**SET EXERCISE**
From the listing that follows, reproduce only the lines from the one holding "Clone this chart" through the one holding "const legendX = [100, 208, 323];", both included, with no pictures.

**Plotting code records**
· · · · ·
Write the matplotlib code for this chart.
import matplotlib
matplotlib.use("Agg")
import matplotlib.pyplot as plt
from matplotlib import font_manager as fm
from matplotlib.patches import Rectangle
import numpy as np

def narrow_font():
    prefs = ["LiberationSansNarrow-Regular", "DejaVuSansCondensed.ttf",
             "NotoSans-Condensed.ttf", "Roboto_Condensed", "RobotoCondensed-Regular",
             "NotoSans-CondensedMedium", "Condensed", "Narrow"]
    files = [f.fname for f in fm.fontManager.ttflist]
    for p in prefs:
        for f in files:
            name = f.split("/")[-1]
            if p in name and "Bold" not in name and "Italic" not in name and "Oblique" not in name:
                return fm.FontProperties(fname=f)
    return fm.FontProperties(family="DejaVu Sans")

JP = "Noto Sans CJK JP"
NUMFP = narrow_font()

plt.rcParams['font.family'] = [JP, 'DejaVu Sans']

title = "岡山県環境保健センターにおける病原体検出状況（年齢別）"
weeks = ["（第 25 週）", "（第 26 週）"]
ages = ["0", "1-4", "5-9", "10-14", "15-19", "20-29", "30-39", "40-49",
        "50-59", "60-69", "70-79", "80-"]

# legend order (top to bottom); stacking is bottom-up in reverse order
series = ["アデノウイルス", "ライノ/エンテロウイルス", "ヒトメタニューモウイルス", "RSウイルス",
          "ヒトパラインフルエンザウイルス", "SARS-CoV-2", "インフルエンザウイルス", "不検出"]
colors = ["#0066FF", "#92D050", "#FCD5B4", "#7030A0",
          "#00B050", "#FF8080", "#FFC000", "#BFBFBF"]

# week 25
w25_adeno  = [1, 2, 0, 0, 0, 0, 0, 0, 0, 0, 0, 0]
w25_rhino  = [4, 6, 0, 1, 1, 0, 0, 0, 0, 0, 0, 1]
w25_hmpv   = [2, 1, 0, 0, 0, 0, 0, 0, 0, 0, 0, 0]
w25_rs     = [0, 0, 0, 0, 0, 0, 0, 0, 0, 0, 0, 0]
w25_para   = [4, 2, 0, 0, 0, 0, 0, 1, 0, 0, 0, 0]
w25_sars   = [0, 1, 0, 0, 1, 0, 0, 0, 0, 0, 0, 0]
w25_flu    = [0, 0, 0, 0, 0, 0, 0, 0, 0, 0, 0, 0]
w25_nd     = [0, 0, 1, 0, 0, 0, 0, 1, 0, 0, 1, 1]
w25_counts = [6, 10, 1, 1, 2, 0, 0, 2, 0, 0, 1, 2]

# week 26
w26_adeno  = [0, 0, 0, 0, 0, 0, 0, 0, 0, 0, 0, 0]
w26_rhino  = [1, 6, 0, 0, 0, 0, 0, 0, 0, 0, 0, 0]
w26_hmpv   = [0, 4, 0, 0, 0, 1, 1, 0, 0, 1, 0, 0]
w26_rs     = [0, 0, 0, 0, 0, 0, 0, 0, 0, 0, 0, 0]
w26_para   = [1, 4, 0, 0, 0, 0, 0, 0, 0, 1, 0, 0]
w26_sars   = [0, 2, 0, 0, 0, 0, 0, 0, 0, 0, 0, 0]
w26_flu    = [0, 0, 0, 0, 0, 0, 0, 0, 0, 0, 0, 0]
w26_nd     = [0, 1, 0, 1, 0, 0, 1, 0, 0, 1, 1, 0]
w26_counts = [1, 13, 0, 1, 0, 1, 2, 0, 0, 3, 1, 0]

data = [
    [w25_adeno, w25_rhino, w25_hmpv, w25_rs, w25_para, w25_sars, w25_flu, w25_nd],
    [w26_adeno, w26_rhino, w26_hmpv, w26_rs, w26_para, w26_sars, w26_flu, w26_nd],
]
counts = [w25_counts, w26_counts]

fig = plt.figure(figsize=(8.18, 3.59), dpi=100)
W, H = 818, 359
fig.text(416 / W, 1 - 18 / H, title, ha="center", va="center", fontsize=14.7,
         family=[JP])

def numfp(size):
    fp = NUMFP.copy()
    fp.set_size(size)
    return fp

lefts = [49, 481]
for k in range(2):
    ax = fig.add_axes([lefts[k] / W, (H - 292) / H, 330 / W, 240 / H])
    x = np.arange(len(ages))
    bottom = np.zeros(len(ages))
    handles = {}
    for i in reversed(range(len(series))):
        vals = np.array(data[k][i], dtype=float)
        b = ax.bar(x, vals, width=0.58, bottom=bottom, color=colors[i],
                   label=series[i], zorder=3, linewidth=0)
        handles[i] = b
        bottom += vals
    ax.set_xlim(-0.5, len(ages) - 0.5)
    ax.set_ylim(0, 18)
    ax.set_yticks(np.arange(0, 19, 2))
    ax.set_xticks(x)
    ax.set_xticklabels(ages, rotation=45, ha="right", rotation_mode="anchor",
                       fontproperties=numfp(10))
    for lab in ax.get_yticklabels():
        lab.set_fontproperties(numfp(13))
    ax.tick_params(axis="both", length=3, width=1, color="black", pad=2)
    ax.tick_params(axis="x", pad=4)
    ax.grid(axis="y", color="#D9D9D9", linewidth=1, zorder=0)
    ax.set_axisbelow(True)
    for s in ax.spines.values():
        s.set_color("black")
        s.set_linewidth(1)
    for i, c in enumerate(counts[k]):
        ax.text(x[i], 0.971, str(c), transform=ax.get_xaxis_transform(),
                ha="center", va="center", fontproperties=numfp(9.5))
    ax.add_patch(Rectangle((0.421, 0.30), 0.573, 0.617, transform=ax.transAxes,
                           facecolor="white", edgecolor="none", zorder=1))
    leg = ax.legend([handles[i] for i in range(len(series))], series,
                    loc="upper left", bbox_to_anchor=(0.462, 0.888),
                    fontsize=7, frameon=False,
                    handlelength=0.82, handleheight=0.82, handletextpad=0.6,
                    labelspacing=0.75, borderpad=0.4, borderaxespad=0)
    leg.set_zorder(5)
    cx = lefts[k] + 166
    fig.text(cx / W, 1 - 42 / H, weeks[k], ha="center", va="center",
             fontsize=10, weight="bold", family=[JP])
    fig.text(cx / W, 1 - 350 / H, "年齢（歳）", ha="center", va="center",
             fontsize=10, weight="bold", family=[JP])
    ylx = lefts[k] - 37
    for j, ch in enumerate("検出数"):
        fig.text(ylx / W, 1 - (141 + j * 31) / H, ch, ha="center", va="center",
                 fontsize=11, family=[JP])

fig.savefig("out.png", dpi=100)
· · · · ·
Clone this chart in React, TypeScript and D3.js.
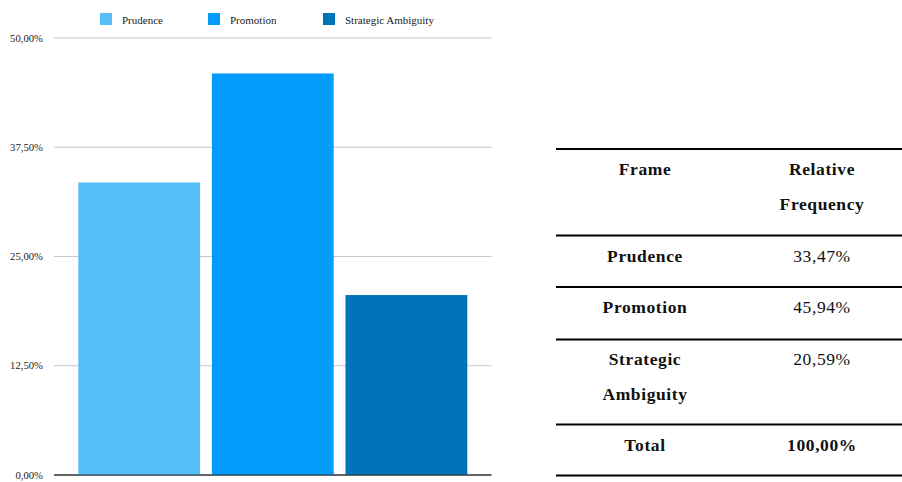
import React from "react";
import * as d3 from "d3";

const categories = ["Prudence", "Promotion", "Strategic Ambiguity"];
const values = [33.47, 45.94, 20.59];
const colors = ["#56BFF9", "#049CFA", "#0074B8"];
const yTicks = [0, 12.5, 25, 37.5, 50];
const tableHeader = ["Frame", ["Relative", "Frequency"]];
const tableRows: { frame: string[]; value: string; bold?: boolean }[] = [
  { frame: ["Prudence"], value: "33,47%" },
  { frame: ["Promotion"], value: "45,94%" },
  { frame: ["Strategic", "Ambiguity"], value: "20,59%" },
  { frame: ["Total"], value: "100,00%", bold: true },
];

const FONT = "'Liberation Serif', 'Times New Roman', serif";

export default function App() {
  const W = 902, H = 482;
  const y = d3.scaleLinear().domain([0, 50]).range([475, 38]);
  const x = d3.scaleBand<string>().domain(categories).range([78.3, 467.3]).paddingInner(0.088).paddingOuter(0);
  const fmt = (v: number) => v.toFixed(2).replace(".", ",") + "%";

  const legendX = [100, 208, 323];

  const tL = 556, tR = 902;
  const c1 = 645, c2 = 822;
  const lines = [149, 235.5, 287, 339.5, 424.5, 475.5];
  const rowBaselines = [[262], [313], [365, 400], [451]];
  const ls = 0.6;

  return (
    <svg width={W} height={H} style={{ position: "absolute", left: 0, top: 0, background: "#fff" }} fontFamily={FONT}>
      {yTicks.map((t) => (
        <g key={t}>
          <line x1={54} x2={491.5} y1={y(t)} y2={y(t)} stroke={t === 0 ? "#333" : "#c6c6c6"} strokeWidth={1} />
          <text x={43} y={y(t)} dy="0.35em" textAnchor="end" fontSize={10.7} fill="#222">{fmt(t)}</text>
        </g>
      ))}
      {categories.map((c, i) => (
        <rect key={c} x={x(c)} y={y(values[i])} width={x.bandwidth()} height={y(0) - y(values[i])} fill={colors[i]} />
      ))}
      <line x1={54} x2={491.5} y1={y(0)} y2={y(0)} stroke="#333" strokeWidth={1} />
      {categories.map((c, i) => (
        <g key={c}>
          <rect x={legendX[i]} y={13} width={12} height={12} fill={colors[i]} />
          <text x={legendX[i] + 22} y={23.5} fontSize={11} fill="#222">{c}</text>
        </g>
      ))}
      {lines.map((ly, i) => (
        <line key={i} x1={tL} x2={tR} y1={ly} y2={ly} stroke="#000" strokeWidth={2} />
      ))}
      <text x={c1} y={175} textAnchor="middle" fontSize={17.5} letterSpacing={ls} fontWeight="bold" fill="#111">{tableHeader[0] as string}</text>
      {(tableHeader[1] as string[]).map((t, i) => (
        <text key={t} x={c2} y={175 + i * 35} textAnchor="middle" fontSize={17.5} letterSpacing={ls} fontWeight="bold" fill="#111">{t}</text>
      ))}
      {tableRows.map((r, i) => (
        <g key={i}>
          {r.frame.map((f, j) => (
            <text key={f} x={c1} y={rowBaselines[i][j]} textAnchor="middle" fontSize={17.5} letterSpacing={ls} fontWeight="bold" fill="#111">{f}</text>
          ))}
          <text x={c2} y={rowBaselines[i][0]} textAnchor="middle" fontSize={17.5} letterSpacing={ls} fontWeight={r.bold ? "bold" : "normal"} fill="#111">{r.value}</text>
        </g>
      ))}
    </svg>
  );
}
· · · · ·
**RESULT BELOW**
Clone this chart in React, TypeScript and D3.js.
import React from "react";
import * as d3 from "d3";

const categories = ["Prudence", "Promotion", "Strategic Ambiguity"];
const values = [33.47, 45.94, 20.59];
const colors = ["#56BFF9", "#049CFA", "#0074B8"];
const yTicks = [0, 12.5, 25, 37.5, 50];
const tableHeader = ["Frame", ["Relative", "Frequency"]];
const tableRows: { frame: string[]; value: string; bold?: boolean }[] = [
  { frame: ["Prudence"], value: "33,47%" },
  { frame: ["Promotion"], value: "45,94%" },
  { frame: ["Strategic", "Ambiguity"], value: "20,59%" },
  { frame: ["Total"], value: "100,00%", bold: true },
];

const FONT = "'Liberation Serif', 'Times New Roman', serif";

export default function App() {
  const W = 902, H = 482;
  const y = d3.scaleLinear().domain([0, 50]).range([475, 38]);
  const x = d3.scaleBand<string>().domain(categories).range([78.3, 467.3]).paddingInner(0.088).paddingOuter(0);
  const fmt = (v: number) => v.toFixed(2).replace(".", ",") + "%";

  const legendX = [100, 208, 323];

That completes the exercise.